Boron-Mediated Reconfiguration of Charge Dynamics and Structural Integrity in P2-Type Layered Metal Oxide Cathodes

Abstract

The rational tuning of layered metal oxide cathodes is central to advancing sodium-ion battery performance, particularly under high-voltage operation. Herein, the role of light weight boron as a covalent dopant is investigated to modulate the charge dynamics and structural robustness of P2-type Na_0.67Ni_0.33Mn_0.67O₂ cathodes. Through strategic boron (B) doping at the oxygen framework, a reconfiguration of local bonding environments is observed, which mitigates transition-metal migration and stabilizes the layered lattice during high-voltage cycling.

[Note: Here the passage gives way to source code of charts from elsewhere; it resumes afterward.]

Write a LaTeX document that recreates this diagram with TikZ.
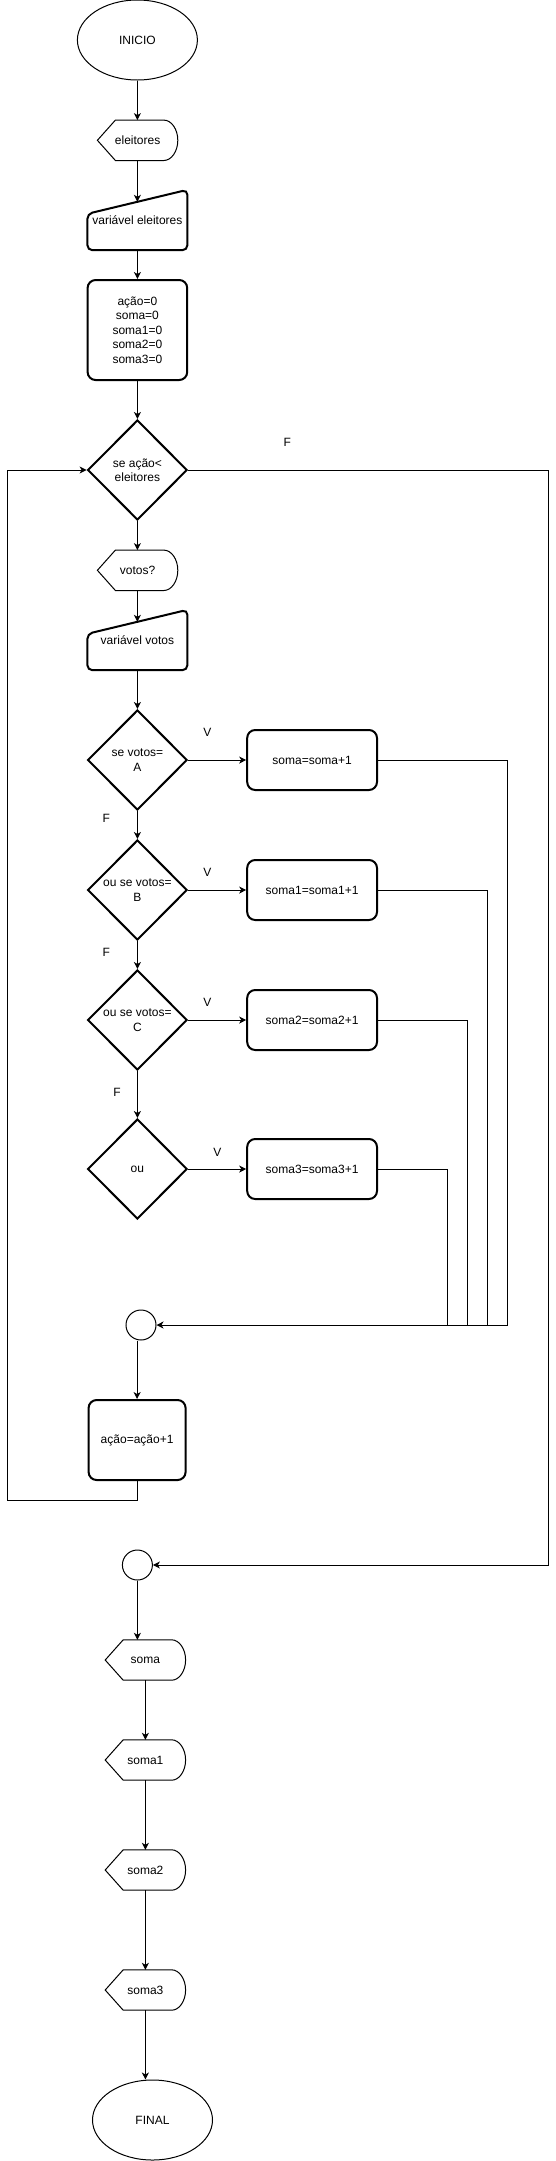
\documentclass[tikz,border=0pt]{standalone}
\usepackage{fontspec}
\setmainfont{Liberation Sans}
\usetikzlibrary{arrows.meta,shapes.geometric,calc}
\newcommand{\dispshape}[4]{%
  \node (#1) at (#2,#3) [minimum width=80pt, minimum height=40pt] {#4};
  \draw[line width=1pt] (#1.west) -- ($(#1.north west)+(18,0)$) -- ($(#1.north east)+(-14,0)$)
    .. controls ($(#1.north east)+(-6.3,0)$) and ($(#1.east)+(0,-11)$) .. (#1.east)
    .. controls ($(#1.east)+(0,11)$) and ($(#1.south east)+(-6.3,0)$) .. ($(#1.south east)+(-14,0)$)
    -- ($(#1.south west)+(18,0)$) -- cycle;
}
\newcommand{\maninput}[4]{%
  \node (#1) at (#2,#3) [minimum width=99.6pt, minimum height=60pt] {#4};
  \draw[line width=2pt, rounded corners=5pt] (#1.south west) -- ($(#1.north west)+(0,24)$) -- (#1.north east) -- (#1.south east) -- cycle;
  \coordinate (#1top) at ($(#1.north)+(0,12)$);
}
\begin{document}
\begin{tikzpicture}[x=1pt,y=-1pt,
  every node/.style={font=\fontsize{12}{14.4}\selectfont, inner sep=0pt, align=center},
  conn/.style={line width=1pt},
  arr/.style={conn,-{Stealth[length=7pt,width=7pt,inset=2pt]}},
  thickbox/.style={draw, line width=2pt, rounded corners=8pt, rectangle},
  dia/.style={draw, line width=2pt, diamond, minimum width=99.6pt, minimum height=100pt},
  term/.style={draw, line width=1pt, ellipse, minimum width=120pt, minimum height=80pt},
  joint/.style={draw, line width=1pt, circle, minimum size=30pt}
]
\useasboundingbox (0,0) rectangle (556,2161);

% main column
\node[term] (ini) at (137.4,40) {INICIO};
\dispshape{el}{137.6}{140.3}{eleitores}
\maninput{mi1}{137.4}{220}{variável eleitores}
\node[thickbox, minimum width=99.6pt, minimum height=100pt] (init) at (137.4,330) {ação=0\\soma=0\\soma1=0\\soma2=0\\soma3=0};
\node[dia] (d1) at (137.4,470) {se ação<\\eleitores};
\dispshape{vot}{137.6}{570.3}{votos?}
\maninput{mi2}{137.4}{640}{variável votos}
\node[dia] (dA) at (137.4,760) {se votos=\\A};
\node[dia] (dB) at (137.4,890) {ou se votos=\\B};
\node[dia] (dC) at (137.4,1020) {ou se votos=\\C};
\node[dia] (dD) at (137.4,1169) {ou};

\node[thickbox, minimum width=129.8pt, minimum height=60pt] (bA) at (312.1,760) {soma=soma+1};
\node[thickbox, minimum width=129.8pt, minimum height=60pt] (bB) at (312.1,890) {soma1=soma1+1};
\node[thickbox, minimum width=129.8pt, minimum height=60pt] (bC) at (312.1,1020) {soma2=soma2+1};
\node[thickbox, minimum width=129.8pt, minimum height=60pt] (bD) at (312.1,1169) {soma3=soma3+1};

\node[joint] (c1) at (141,1325) {};
\node[thickbox, minimum width=97pt, minimum height=80pt] (inc) at (137.1,1440) {ação=ação+1};
\node[joint] (c2) at (137.4,1565) {};

\dispshape{s0}{145.4}{1660}{soma}
\dispshape{s1}{145.4}{1760}{soma1}
\dispshape{s2}{145.4}{1870}{soma2}
\dispshape{s3}{145.4}{1990}{soma3}
\node[term] (fin) at (152.5,2120) {FINAL};

% labels
\node (lF0) at (287.2,442.7) {F};
\node (lVA) at (207.4,732.7) {V};
\node (lVB) at (207.4,872.7) {V};
\node (lVC) at (207.4,1002.7) {V};
\node (lVD) at (217.4,1152.7) {V};
\node (lFA) at (106.4,818.3) {F};
\node (lFB) at (106.4,952.7) {F};
\node (lFC) at (117,1092.7) {F};

% coordinates
\coordinate (jA) at (507.8,1325);
\coordinate (jB) at (487.8,1325);
\coordinate (jC) at (467.8,1325);
\coordinate (jD) at (447.8,1325);
\coordinate (lp) at (7.8,1500);
\coordinate (rt) at (548,470);

% connectors
\draw[arr] (ini) -- (ini |- el.north);
\draw[arr] (el.south -| ini) -- (mi1top);
\draw[arr] (mi1) -- (init);
\draw[arr] (init) -- (d1);
\draw[arr] (d1) -- (d1 |- vot.north);
\draw[arr] (vot.south -| d1) -- (mi2top);
\draw[arr] (mi2) -- (dA);
\draw[arr] (dA) -- (dB);
\draw[arr] (dB) -- (dC);
\draw[arr] (dC) -- (dD);
\draw[arr] (dA) -- (bA);
\draw[arr] (dB) -- (bB);
\draw[arr] (dC) -- (bC);
\draw[arr] (dD) -- (bD);
\draw[conn] (bA.east) -| (jA);
\draw[conn] (bB.east) -| (jB);
\draw[conn] (bC.east) -| (jC);
\draw[conn] (bD.east) -| (jD);
\draw[arr] (jA) -- (c1.east);
\draw[arr] (c1.south -| inc.north) -- (inc.north);
\draw[arr] (inc.south) |- (lp) |- (d1.west);
\draw[arr] (d1.east) -- (rt) |- (c2.east);
\draw[arr] (c2.south) -- (c2.south |- s0.north);
\draw[arr] (s0) -- (s1);
\draw[arr] (s1) -- (s2);
\draw[arr] (s2) -- (s3);
\draw[arr] (s3.south) -- (s3.south |- fin.north);
\end{tikzpicture}
\end{document}
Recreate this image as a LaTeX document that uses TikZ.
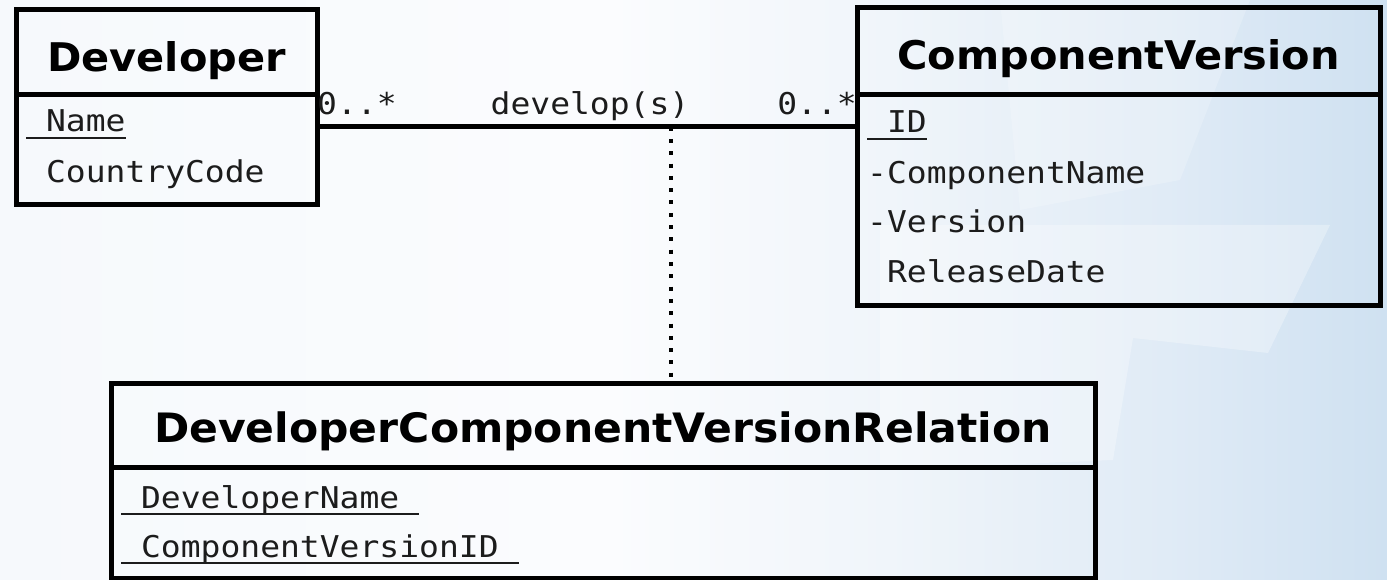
\documentclass[tikz,border=0pt]{standalone}
\usepackage{fontspec}
\setmainfont{DejaVu Sans}
\newfontfamily\titlefont[FakeStretch=1.05]{DejaVu Sans Bold}
\newfontfamily\attrfont[FakeStretch=1.1]{DejaVu Sans Mono}
\definecolor{inktext}{HTML}{1C1C1C}
% soft backdrop, near white on the left, light blue towards the right
% (the filled area spans 25bp..75bp of the shading)
\pgfdeclarehorizontalshading{backdrop}{100bp}{%
  color(0bp)=({rgb,255:red,246;green,249;blue,252});
  color(25bp)=({rgb,255:red,246;green,249;blue,252});
  color(47bp)=({rgb,255:red,251;green,252;blue,254});
  color(57bp)=({rgb,255:red,240;green,245;blue,250});
  color(67bp)=({rgb,255:red,224;green,235;blue,246});
  color(75bp)=({rgb,255:red,207;green,225;blue,241});
  color(100bp)=({rgb,255:red,207;green,225;blue,241})}
% key attribute: text with a rule under it, the rule as wide as the text
\newsavebox\keybox
\newcommand\keyattr[1]{\sbox\keybox{#1}\rlap{\rule[-7pt]{\wd\keybox}{2pt}}\usebox\keybox}
\begin{document}
\begin{tikzpicture}[x=1pt,y=-1pt,
  classpart/.style={draw=black, line width=5pt, outer sep=0pt, inner sep=0pt, anchor=north west},
  titletext/.style={anchor=base, inner sep=0pt, font=\titlefont\fontsize{39.5}{40}\selectfont},
  attr/.style={anchor=base west, inner sep=0pt, text=inktext, font=\attrfont\fontsize{30}{30}\selectfont},
  rolelabel/.style={attr, anchor=base},
  assoc/.style={line width=5pt},
  assocclass/.style={line width=4pt, dash pattern=on 4pt off 8.3pt, dash phase=0.3pt},
]
\useasboundingbox (0,0) rectangle (1387,580);

% backdrop
\shade[shading=backdrop] (0,0) rectangle (1387,580);
\fill[white, opacity=0.3] (880,225) -- (1330,225) -- (1268,353) -- (1133,338) -- (1113,460) -- (880,470) -- cycle;
\fill[white, opacity=0.2] (1000,0) -- (1250,0) -- (1180,180) -- (1020,210) -- cycle;

% Developer
\node[classpart, minimum width=301pt, minimum height=85pt] (devhead) at (16,10) {};
\node[classpart, minimum width=301pt, minimum height=110pt] (devbody) at (devhead.south west) {};
\node[titletext] (devtitle) at (166.5,72) {Developer};
\node[attr] (devname) at (26,132) {\keyattr{\ Name}};
\node[attr] (devcountry) at (26,183) {\ CountryCode};

% ComponentVersion
\node[classpart, minimum width=523pt, minimum height=87pt] (cvhead) at (857,8) {};
\node[classpart, minimum width=523pt, minimum height=210pt] (cvbody) at (cvhead.south west) {};
\node[titletext] (cvtitle) at (1118.5,70) {ComponentVersion};
\node[attr] (cvid) at (867,133) {\keyattr{\ ID}};
\node[attr] (cvcomp) at (867,184) {-ComponentName};
\node[attr] (cvversion) at (867,233) {-Version};
\node[attr] (cvdate) at (867,283) {\ ReleaseDate};

% DeveloperComponentVersionRelation
\node[classpart, minimum width=984pt, minimum height=84pt] (relhead) at (111,383) {};
\node[classpart, minimum width=984pt, minimum height=111pt] (relbody) at (relhead.south west) {};
\node[titletext, font=\titlefont\fontsize{40.5}{41}\selectfont] (reltitle) at (603,442) {DeveloperComponentVersionRelation};
\node[attr] (reldev) at (121,508) {\keyattr{\ DeveloperName\ }};
\node[attr] (relcv) at (121,557) {\keyattr{\ ComponentVersionID\ }};

% association and its association class
\path ([yshift=-32pt]devbody.north east) -- ([yshift=-32pt]cvbody.north west)
  coordinate[pos=0.6556] (assocpt);
\draw[assocclass] (assocpt) -- (assocpt |- relhead.north);
\draw[assoc] ([yshift=-32pt]devbody.north east) -- ([yshift=-32pt]cvbody.north west);
\node[attr] (multleft) at (317,115) {0..*};
\node[attr, anchor=base east] (multright) at (857,115) {0..*};
\node[rolelabel] (assocname) at (590,115) {develop(s)};
\end{tikzpicture}
\end{document}
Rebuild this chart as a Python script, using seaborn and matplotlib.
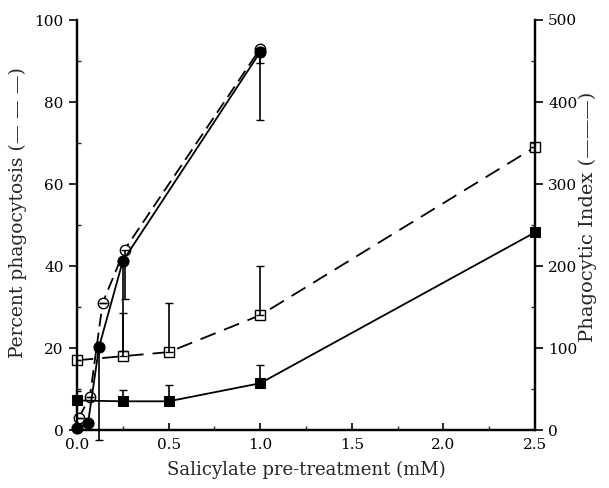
import numpy as np
import pandas as pd
import matplotlib
matplotlib.use("Agg")
import matplotlib.pyplot as plt
from matplotlib.ticker import MultipleLocator
import seaborn as sns

# Percent phagocytosis (left axis, dashed, open markers)
circ_open_x = [0.01, 0.07, 0.14, 0.26, 1.0]
circ_open_y = [3, 8, 31, 44, 93]
circ_open_err = [0, 0, 0, 12, 3.5]          # lower error only

sq_open_x = [0.0, 0.25, 0.5, 1.0, 2.5]
sq_open_y = [17, 18, 19, 28, 69]
sq_open_err = [0, 10.5, 12, 12, 0]          # upper error only

# Phagocytic index (right axis, solid, filled markers)
circ_fill_x = [0.0, 0.06, 0.12, 0.25, 1.0]
circ_fill_y = [2, 8, 101, 206, 461]
circ_fill_err = [0, 0, 113, 110, 83]        # lower error only

sq_fill_x = [0.0, 0.25, 0.5, 1.0, 2.5]
sq_fill_y = [36, 35, 35, 57, 241]
sq_fill_err = [12, 14, 20, 22, 0]           # upper error only

x_ticks = [0.0, 0.5, 1.0, 1.5, 2.0, 2.5]

sns.set_style("ticks")
plt.rcParams['font.family'] = ['DejaVu Serif']

fig = plt.figure(figsize=(6.09, 4.88), dpi=100)
ax = fig.add_axes([77/609, 1-430/488, (535-77)/609, 410/488])
ax2 = ax.twinx()

dash = (0, (7, 3.5))
sns.lineplot(x=circ_open_x, y=circ_open_y, ax=ax, color='black', lw=1.3,
             linestyle=dash, marker='o', markersize=7.5, markerfacecolor='white',
             markeredgecolor='black', markeredgewidth=1.0, clip_on=False)
sns.lineplot(x=sq_open_x, y=sq_open_y, ax=ax, color='black', lw=1.3,
             linestyle=(0, (9, 5)), marker='s', markersize=7, markerfacecolor='white',
             markeredgecolor='black', markeredgewidth=1.0, clip_on=False)
ax.errorbar(circ_open_x, circ_open_y, yerr=[circ_open_err, [0]*5], fmt='none',
            ecolor='black', elinewidth=1.2, capsize=3)
ax.errorbar(sq_open_x, sq_open_y, yerr=[[0]*5, sq_open_err], fmt='none',
            ecolor='black', elinewidth=1.2, capsize=3)

sns.lineplot(x=circ_fill_x, y=circ_fill_y, ax=ax2, color='black', lw=1.3,
             marker='o', markersize=8, markerfacecolor='black',
             markeredgecolor='black', clip_on=False)
sns.lineplot(x=sq_fill_x, y=sq_fill_y, ax=ax2, color='black', lw=1.3,
             marker='s', markersize=7.5, markerfacecolor='black',
             markeredgecolor='black', clip_on=False)
eb = ax2.errorbar(circ_fill_x, circ_fill_y, yerr=[circ_fill_err, [0]*5], fmt='none',
                  ecolor='black', elinewidth=1.2, capsize=3)
for art in eb.lines[1] + eb.lines[2]:
    art.set_clip_on(False)
ax2.errorbar(sq_fill_x, sq_fill_y, yerr=[[0]*5, sq_fill_err], fmt='none',
             ecolor='black', elinewidth=1.2, capsize=3)

ax.set_xlim(0, 2.5)
ax.set_ylim(0, 100)
ax2.set_ylim(0, 500)
ax.set_xticks(x_ticks)
ax.set_xticklabels([f"{t:.1f}" for t in x_ticks])
ax.set_yticks(range(0, 101, 20))
ax2.set_yticks(range(0, 501, 100))
ax.yaxis.set_minor_locator(MultipleLocator(10))
ax2.yaxis.set_minor_locator(MultipleLocator(50))
ax.xaxis.set_minor_locator(MultipleLocator(0.25))

for a in (ax, ax2):
    for s in a.spines.values():
        s.set_linewidth(1.6)
        s.set_color('black')
    a.spines['top'].set_visible(False)
    a.tick_params(which='major', length=6, width=1.2, labelsize=11, colors='black')
    a.tick_params(which='minor', length=3, width=1.0, direction='in')
ax.tick_params(axis='x', which='major', direction='in', length=5, pad=6)

ax.set_xlabel("Salicylate pre-treatment (mM)", fontsize=13, labelpad=6)
ax.set_ylabel("Percent phagocytosis (\u2014 \u2014 \u2014)", fontsize=13.5)
ax.yaxis.set_label_coords(-0.11, 0.53)
ax2.set_ylabel("Phagocytic Index (\u2014\u2014\u2014)", fontsize=14)
ax2.yaxis.set_label_coords(1.095, 0.52)

fig.savefig("out.png", dpi=100)
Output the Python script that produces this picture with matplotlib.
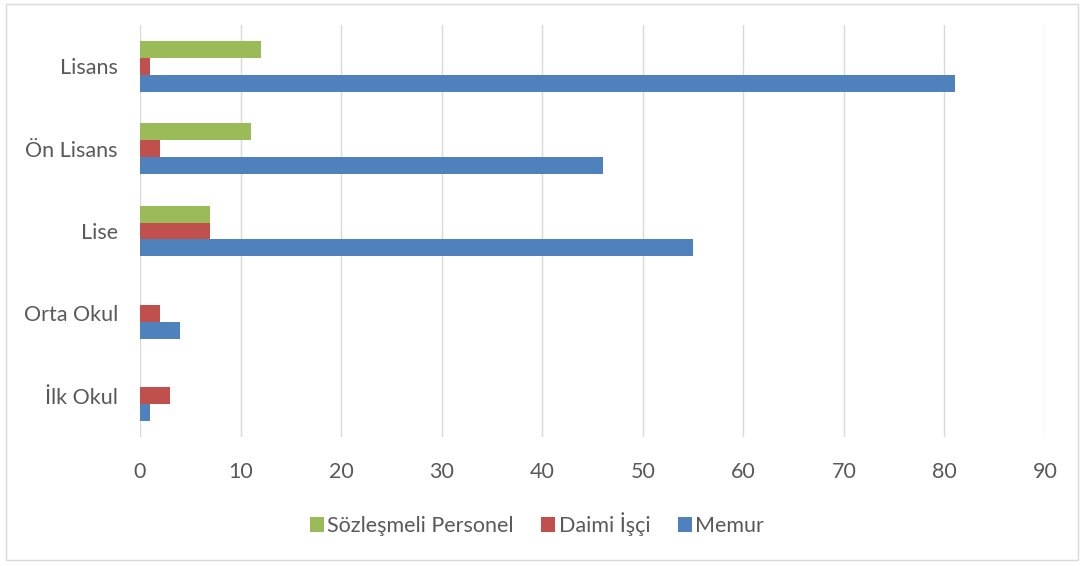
import numpy as np
import matplotlib.pyplot as plt
from matplotlib.patches import Rectangle

# Eğitim durumuna göre personel dağılımı
kategoriler = ['İlk Okul', 'Orta Okul', 'Lise', 'Ön Lisans', 'Lisans']
memur = [1, 4, 55, 46, 81]
daimi_isci = [3, 2, 7, 2, 1]
sozlesmeli = [0, 0, 7, 11, 12]

plt.rcParams['font.family'] = ['Lato', 'DejaVu Sans']

fig = plt.figure(figsize=(10.83, 5.66), dpi=100)
ax = fig.add_axes([140 / 1083, 1 - 437 / 566, 905 / 1083, 412 / 566])

y = np.arange(len(kategoriler))
h = 0.205
ax.barh(y - h, memur, height=h, color='#4F81BD', label='Memur', zorder=3)
ax.barh(y, daimi_isci, height=h, color='#C0504D', label='Daimi İşçi', zorder=3)
ax.barh(y + h, sozlesmeli, height=h, color='#9BBB59', label='Sözleşmeli Personel', zorder=3)

ax.set_xlim(0, 90)
ax.set_ylim(-0.5, len(kategoriler) - 0.5)
ax.set_xticks(np.arange(0, 91, 10))
ax.set_yticks(y)
ax.set_yticklabels(kategoriler)
ax.grid(axis='x', color='#D9D9D9', linewidth=1, zorder=0)
for s in ax.spines.values():
    s.set_visible(False)
ax.tick_params(axis='both', length=0, labelsize=15.5, labelcolor='#595959')
ax.tick_params(axis='x', pad=18)
ax.tick_params(axis='y', pad=16)

# Lejant: sıra ters
handles, labels = ax.get_legend_handles_labels()
leg = fig.legend(handles[::-1], labels[::-1], loc='center', bbox_to_anchor=(537 / 1083, 1 - 524 / 566),
                 ncol=3, frameon=False, fontsize=15.5, handlelength=0.65, handleheight=0.65,
                 handletextpad=0.15, columnspacing=1.3)
for t in leg.get_texts():
    t.set_color('#595959')

# Grafik çerçevesi
fig.patches.append(Rectangle((6 / 1083, 1 - 560 / 566), 1072 / 1083, 556 / 566,
                             transform=fig.transFigure, fill=False, edgecolor='#D9D9D9', linewidth=1))

fig.savefig('out.png', dpi=100)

Electrochemical analyses reveal a trade-off between enhanced voltage retention and marginal capacity suppression at elevated doping levels, attributed to altered Na⁺ diffusion pathways and phase evolution dynamics. Complementary structural and spectroscopic studies indicate suppressed phase transitions due to anionic redox, underscoring the dual role of boron in reinforcing both electronic transport and structural resilience. This work delineates the nuanced impact of B-doping on layered oxide chemistry, offering insight into defect-driven performance engineering for next-generation Na-ion energy storage systems.